What the exercise asks:
Reproduce the listing below from the line with "Clone this chart in matplotlib." to the line with "plt.rcParams['font.family'] = 'DejaVu", both lines included, character for character, minus any pictures.

Exercise data:
##############################
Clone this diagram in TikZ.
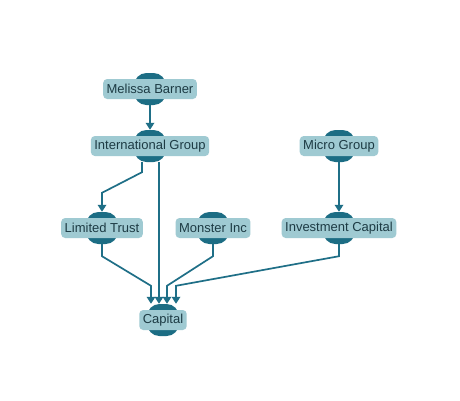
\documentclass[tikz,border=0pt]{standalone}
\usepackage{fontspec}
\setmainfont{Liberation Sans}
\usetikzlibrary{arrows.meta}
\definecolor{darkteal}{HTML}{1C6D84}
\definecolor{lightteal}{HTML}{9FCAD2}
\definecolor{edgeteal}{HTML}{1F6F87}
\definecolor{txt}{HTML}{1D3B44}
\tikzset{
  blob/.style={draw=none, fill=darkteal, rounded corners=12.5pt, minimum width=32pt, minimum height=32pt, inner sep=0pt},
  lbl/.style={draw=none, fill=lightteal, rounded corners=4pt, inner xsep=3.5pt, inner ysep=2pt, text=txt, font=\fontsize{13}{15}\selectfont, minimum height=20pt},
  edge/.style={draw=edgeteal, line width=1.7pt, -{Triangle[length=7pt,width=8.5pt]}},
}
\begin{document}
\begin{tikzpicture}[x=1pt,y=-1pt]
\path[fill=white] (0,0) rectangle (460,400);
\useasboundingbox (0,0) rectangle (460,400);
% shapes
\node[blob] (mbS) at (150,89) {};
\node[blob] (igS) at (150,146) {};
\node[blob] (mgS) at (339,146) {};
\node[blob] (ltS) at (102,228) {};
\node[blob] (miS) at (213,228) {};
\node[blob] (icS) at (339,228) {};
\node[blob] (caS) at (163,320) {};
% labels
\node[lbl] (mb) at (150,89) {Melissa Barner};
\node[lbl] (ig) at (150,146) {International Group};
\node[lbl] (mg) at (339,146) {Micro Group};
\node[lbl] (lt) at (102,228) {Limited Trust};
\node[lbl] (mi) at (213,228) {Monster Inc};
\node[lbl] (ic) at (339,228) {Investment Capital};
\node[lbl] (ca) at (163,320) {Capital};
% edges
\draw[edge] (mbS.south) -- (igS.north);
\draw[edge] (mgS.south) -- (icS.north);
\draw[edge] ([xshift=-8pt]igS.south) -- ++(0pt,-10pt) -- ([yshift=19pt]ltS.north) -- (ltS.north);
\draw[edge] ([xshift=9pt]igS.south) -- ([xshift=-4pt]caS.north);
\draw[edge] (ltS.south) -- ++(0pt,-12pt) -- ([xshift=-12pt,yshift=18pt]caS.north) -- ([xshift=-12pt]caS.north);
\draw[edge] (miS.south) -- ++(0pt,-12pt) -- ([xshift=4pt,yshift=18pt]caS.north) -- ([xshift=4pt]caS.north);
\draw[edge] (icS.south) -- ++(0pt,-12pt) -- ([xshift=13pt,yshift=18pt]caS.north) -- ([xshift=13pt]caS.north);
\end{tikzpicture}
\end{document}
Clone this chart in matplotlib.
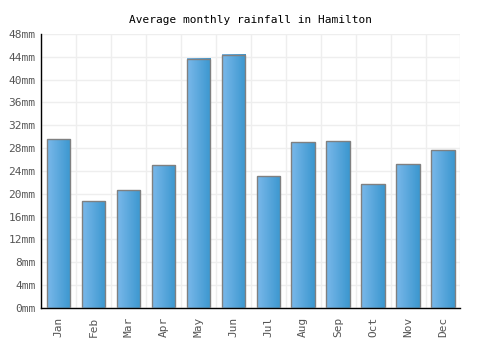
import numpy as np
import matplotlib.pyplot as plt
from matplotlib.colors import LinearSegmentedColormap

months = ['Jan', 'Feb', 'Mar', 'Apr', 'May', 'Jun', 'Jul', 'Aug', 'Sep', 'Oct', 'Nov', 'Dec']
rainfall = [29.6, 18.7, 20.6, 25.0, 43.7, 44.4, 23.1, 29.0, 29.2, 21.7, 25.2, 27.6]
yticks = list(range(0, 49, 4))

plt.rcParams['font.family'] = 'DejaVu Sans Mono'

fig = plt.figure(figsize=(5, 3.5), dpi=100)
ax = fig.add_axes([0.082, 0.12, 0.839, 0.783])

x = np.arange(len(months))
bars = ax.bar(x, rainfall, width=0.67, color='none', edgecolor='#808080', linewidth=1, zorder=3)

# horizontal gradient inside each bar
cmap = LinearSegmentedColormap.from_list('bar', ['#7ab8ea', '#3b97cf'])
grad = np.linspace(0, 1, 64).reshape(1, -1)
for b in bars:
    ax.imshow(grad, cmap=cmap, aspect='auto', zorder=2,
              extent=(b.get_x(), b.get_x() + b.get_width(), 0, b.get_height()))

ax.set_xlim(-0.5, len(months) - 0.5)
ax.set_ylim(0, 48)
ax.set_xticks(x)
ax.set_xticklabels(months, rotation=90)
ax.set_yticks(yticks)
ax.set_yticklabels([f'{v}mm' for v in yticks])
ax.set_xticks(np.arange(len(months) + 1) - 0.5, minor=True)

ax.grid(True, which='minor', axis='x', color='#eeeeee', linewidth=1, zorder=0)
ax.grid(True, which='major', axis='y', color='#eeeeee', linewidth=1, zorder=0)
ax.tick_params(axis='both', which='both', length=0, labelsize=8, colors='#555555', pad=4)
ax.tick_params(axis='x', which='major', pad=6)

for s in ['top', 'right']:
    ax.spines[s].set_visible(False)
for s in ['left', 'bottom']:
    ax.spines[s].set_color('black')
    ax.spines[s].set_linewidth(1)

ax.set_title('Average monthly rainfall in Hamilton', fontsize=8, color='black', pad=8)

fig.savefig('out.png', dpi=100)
##############################
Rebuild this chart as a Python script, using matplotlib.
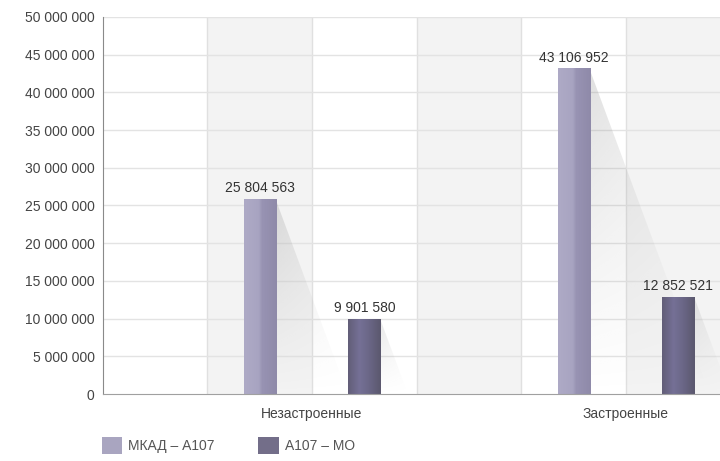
##############################
Solution to the problem:
Clone this chart in matplotlib.
import numpy as np
import matplotlib.pyplot as plt
from matplotlib.colors import LinearSegmentedColormap

months = ['Jan', 'Feb', 'Mar', 'Apr', 'May', 'Jun', 'Jul', 'Aug', 'Sep', 'Oct', 'Nov', 'Dec']
rainfall = [29.6, 18.7, 20.6, 25.0, 43.7, 44.4, 23.1, 29.0, 29.2, 21.7, 25.2, 27.6]
yticks = list(range(0, 49, 4))

plt.rcParams['font.family'] = 'DejaVu Sans Mono'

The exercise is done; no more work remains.